There is a really good chance that you are going to be disappointed.  All that beautiful white snow mixed together with a blue sky, and weighted down pine trees is going to look gray.

The reason for that is because your camera meter is based on approximately 12 percent gray so when it sees white it wants to make it gray.  While not pertinent to photographing snow, the same meter, if it sees a bunch of black creates an exposure that gives you 12 percent gray.

In order to increase the accuracy and in our case come up with white snow the solution can be pretty easy if you have a camera that allows you to set an over exposure via a dial or through the menus..

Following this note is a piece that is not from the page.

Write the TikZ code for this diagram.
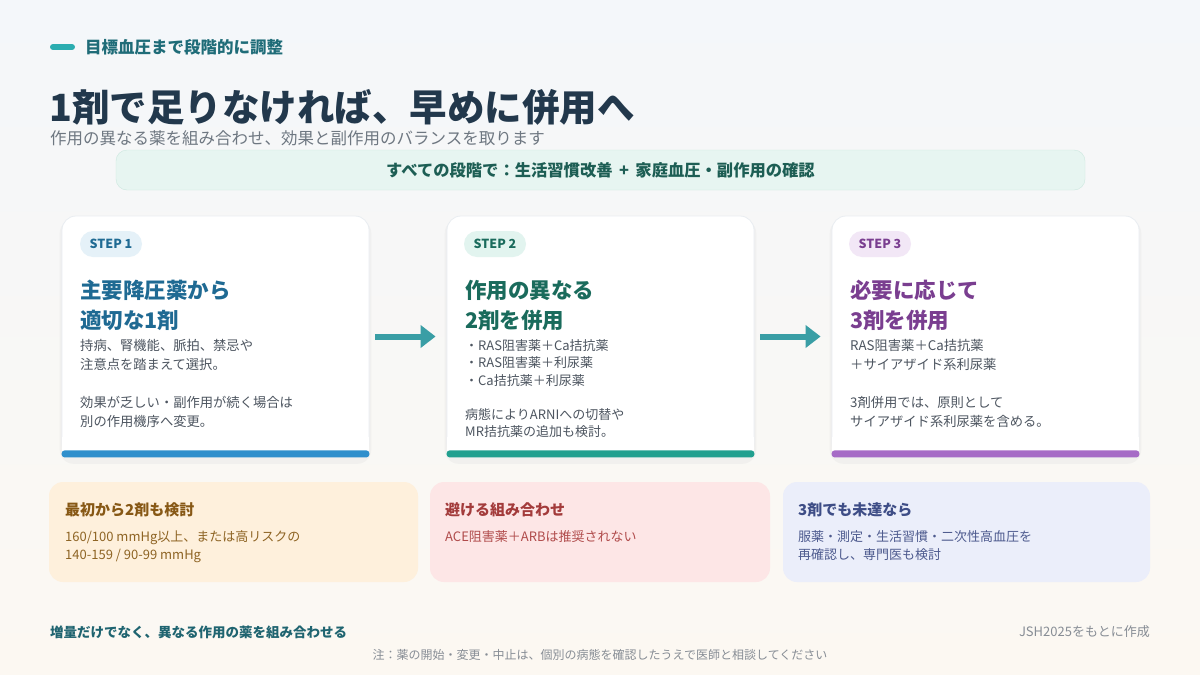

To get the snow white and you are in aperture or shutter priority you want to over expose (+) by 1.5 to 2 stops on the dial.

 As long as we are talking about the dial or menu, then I know you have already figured out how to get black, black.  That’s right.  Underexpose  (-) by about .33 to 1.5 stops.

If you are shooting in the manual mode of the camera for those cameras that have a manual mode, you can modify your lighting by adjusting either shutter speed or aperture.  I prefer to adjust using the shutter speed which means I have a constant aperture.

 You could also  deal with this in software like Adobe Lightroom, but getting to white snow may cause burn out in the image.  If you were trying to get to black then you may wind up increasing the noise/grain levels.  Neither of those is a good idea.  That’s why it is always important to get that exposure correct in the camera.  If your camera provides a histogram, remember to always expose to the right.

 Of course if your camera allows bracketing it is not such a bad idea to use that as well.  That way you will give yourself several choices.  You can use bracketing with exposure modification as well.

I usually use 200 Iso.  While today’s modern cameras can shoot at much higher iso, the best quality is still going to be at the base iso of about 200.  I also like to have a tripod with me which I can use for steadier images if shutter speeds get to slow with that low iso.

If you have a point and shoot camera that does not have these adjustments (some do) then you probably have a scene mode in your camera that is called beach or snow or both.  Try that and you will get better results than you would shooting the camera on regular automatic.

Of course all we need in Virginia is some real snow to work with.